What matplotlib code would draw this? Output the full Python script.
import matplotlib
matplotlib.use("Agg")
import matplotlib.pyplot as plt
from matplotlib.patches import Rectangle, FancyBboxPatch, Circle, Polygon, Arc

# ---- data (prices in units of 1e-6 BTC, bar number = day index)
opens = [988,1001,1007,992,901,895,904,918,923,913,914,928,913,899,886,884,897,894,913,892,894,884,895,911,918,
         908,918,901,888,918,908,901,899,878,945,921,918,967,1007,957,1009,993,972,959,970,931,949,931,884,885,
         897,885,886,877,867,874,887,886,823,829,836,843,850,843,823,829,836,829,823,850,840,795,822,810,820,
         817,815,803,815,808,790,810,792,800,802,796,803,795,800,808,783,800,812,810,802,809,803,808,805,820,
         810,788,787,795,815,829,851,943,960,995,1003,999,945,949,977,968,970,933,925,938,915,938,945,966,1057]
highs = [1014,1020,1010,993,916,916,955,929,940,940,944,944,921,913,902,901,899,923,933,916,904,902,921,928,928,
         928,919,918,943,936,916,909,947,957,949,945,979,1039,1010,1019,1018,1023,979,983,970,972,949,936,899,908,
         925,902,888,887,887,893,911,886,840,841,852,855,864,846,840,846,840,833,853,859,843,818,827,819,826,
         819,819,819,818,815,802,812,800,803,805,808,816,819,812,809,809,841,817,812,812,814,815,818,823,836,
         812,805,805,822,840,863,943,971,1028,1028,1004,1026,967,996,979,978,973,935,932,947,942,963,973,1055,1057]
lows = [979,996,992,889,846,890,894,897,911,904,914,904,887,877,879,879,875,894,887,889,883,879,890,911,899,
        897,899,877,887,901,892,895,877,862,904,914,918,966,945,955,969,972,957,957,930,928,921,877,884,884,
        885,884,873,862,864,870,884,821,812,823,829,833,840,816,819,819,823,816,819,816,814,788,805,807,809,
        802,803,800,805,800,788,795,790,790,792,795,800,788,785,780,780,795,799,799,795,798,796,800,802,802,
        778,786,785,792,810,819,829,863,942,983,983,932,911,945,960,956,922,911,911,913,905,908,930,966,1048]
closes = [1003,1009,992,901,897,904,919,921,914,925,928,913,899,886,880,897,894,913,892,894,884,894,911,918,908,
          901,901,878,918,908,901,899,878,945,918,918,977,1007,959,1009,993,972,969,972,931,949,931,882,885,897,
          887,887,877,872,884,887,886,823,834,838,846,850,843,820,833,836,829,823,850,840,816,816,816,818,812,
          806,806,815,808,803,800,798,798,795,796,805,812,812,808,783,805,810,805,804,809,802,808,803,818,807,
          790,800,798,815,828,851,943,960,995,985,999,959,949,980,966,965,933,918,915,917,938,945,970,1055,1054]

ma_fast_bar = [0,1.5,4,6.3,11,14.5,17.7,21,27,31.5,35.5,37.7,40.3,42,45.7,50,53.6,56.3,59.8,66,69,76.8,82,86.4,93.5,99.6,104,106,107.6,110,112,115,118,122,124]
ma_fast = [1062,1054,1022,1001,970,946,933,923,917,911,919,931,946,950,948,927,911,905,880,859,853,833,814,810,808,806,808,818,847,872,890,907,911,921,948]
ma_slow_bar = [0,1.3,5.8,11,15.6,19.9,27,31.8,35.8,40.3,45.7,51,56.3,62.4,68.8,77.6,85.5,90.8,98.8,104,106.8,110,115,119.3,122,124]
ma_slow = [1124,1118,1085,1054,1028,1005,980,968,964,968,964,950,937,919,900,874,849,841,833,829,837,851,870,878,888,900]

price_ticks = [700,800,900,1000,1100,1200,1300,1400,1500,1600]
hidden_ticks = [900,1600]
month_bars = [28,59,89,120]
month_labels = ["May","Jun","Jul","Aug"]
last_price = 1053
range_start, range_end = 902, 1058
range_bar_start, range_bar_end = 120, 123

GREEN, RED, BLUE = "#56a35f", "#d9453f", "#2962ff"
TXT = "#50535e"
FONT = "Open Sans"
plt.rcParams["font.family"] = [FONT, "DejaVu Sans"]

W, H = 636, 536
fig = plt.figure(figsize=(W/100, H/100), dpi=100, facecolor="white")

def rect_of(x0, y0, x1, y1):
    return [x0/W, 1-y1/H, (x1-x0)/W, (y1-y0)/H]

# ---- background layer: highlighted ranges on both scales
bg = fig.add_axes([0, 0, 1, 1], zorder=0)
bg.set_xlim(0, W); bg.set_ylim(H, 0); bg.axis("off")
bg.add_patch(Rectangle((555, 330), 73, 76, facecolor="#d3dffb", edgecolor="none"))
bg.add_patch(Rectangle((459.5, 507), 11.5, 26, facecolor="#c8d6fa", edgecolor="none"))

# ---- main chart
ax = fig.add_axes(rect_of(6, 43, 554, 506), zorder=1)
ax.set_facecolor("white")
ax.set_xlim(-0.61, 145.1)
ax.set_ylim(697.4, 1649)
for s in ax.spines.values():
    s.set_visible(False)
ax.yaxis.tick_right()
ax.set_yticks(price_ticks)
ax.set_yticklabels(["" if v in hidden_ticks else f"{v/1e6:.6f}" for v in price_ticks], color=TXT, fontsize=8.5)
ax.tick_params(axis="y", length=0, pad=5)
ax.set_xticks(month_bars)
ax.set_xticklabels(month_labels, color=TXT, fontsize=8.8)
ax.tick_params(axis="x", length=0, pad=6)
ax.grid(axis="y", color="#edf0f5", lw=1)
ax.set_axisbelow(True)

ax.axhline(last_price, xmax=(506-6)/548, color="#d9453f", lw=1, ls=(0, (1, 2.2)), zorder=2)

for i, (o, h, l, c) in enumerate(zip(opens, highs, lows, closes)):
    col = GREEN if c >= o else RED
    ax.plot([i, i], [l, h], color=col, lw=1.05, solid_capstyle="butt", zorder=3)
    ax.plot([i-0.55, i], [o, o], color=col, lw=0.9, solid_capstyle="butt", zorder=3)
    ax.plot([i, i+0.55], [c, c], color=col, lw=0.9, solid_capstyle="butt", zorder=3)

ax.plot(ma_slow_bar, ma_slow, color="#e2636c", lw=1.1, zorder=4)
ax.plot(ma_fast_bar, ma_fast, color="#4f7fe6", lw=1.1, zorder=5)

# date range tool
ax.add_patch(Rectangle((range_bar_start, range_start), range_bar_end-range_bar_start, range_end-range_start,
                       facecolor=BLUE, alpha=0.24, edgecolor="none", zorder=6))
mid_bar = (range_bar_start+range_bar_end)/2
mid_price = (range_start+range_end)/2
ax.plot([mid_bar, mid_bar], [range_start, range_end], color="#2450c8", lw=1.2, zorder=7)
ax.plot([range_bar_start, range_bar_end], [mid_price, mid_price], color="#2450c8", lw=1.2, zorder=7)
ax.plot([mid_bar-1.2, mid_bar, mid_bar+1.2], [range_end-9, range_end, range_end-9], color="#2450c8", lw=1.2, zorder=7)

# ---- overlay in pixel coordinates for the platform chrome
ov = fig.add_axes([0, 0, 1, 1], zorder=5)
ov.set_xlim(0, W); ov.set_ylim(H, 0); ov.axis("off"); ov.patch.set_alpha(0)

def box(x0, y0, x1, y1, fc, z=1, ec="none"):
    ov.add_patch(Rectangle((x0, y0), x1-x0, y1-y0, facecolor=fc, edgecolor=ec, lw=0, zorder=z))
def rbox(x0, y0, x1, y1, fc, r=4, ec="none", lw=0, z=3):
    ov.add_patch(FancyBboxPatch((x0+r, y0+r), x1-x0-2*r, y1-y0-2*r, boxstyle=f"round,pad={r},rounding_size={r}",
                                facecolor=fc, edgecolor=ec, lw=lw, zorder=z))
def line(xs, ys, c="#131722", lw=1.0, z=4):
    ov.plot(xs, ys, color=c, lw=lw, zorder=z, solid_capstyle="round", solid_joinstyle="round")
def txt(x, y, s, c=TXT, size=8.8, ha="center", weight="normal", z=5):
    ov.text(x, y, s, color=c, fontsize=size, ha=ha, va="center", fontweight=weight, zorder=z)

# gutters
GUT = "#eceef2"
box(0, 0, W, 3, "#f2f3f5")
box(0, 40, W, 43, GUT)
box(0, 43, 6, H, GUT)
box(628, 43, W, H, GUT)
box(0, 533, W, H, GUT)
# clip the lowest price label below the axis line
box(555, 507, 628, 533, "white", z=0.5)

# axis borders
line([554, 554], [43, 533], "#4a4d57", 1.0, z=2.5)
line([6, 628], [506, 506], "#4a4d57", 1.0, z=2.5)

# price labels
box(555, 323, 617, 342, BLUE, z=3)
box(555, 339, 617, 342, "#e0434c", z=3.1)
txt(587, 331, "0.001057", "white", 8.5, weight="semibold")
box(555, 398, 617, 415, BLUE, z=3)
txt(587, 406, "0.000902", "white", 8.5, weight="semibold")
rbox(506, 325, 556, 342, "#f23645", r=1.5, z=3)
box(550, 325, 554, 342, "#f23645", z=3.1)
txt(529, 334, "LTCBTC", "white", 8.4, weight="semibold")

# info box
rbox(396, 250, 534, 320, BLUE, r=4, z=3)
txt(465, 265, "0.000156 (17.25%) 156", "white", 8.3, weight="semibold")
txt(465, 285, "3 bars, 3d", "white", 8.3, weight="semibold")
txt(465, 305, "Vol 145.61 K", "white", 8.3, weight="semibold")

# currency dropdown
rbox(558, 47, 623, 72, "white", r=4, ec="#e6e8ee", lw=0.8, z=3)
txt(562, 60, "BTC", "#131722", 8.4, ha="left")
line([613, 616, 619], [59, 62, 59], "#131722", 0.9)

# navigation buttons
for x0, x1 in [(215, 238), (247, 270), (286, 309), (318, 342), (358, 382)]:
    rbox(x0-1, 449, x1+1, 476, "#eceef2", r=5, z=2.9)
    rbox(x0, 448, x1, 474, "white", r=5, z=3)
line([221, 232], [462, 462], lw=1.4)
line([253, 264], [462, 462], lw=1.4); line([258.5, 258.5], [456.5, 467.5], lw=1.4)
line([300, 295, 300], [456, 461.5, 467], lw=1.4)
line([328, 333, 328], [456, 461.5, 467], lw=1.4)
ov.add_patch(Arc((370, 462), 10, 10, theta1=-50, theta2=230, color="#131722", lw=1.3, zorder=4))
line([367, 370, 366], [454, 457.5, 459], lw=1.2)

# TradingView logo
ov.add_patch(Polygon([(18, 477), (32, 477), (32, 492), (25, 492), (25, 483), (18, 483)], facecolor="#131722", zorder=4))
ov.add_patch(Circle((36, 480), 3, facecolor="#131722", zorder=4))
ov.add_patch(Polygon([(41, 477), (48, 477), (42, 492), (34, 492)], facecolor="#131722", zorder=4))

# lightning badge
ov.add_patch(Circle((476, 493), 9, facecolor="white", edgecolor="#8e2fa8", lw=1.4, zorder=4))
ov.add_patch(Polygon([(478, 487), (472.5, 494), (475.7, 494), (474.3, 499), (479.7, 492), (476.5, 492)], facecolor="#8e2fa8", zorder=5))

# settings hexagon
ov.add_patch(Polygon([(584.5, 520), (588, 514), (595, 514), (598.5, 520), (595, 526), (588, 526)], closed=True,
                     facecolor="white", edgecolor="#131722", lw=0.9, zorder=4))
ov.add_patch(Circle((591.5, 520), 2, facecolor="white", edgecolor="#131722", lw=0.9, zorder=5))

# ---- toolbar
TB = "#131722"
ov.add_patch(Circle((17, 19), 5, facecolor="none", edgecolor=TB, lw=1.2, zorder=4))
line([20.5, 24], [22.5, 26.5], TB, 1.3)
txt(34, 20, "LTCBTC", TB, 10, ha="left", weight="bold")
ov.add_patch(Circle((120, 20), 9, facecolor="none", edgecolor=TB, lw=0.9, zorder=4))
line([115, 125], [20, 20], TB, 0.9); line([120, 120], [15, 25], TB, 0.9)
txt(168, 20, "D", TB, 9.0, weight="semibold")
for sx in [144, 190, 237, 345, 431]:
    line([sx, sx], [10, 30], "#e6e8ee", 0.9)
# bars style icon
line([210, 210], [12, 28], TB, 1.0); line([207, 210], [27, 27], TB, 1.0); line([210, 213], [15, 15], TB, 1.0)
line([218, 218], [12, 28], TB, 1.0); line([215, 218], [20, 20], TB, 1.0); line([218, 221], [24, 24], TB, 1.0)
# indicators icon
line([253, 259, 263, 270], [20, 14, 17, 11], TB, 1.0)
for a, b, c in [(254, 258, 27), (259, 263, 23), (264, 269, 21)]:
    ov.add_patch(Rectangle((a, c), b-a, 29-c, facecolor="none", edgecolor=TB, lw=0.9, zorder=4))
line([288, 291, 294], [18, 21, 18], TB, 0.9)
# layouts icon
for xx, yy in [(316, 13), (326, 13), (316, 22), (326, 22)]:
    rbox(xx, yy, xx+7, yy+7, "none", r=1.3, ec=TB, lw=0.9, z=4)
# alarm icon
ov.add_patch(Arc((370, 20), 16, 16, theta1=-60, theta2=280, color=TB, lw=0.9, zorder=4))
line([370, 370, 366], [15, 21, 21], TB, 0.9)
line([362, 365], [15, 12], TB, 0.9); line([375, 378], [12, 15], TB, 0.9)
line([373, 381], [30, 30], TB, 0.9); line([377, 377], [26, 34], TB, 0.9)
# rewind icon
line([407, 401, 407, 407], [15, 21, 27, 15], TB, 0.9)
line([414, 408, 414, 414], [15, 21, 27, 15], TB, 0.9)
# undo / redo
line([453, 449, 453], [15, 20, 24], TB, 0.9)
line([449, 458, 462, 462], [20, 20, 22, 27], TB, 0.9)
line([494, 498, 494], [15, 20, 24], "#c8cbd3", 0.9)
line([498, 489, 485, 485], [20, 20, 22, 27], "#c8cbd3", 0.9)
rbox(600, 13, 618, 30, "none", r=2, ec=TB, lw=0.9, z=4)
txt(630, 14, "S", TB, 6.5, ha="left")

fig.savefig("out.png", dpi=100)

————————

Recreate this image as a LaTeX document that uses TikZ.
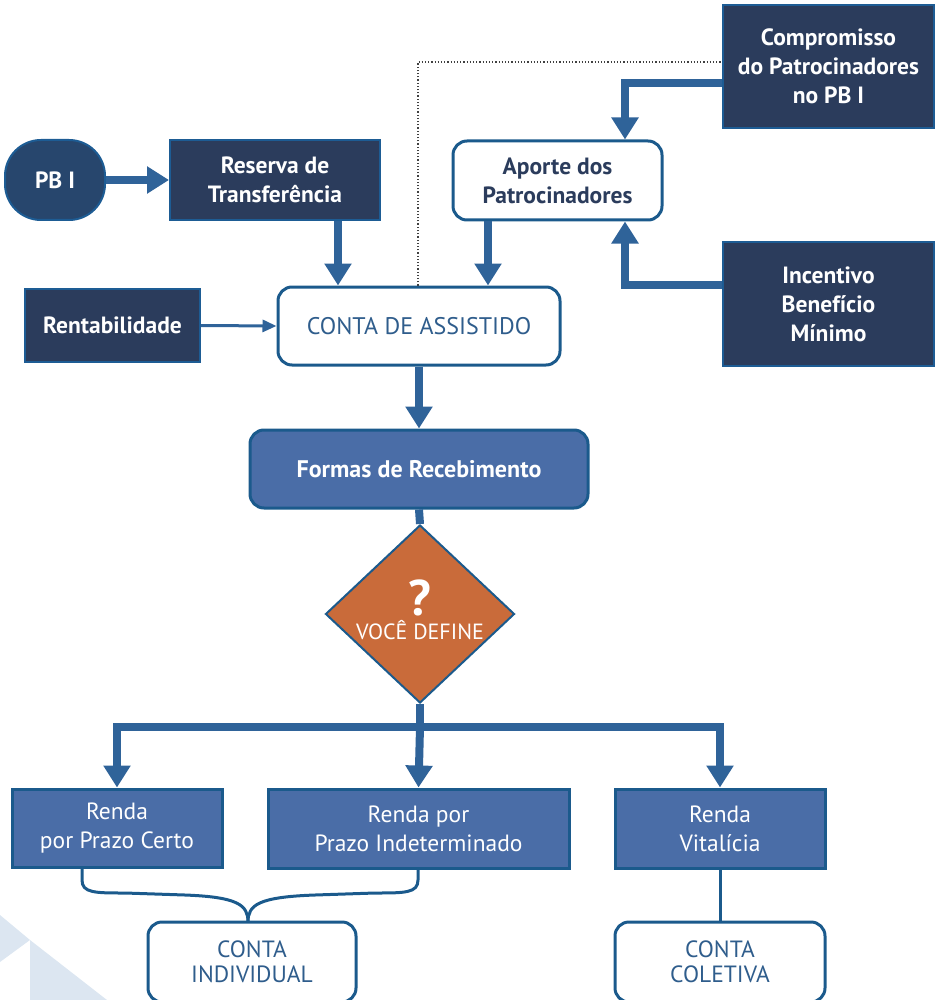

————————

-- WHAT YOU WILL DO --
From the entries above, copy every line where the word "this" shows up.

-- COMPLETED TASK --
What matplotlib code would draw this? Output the full Python script.
Recreate this image as a LaTeX document that uses TikZ.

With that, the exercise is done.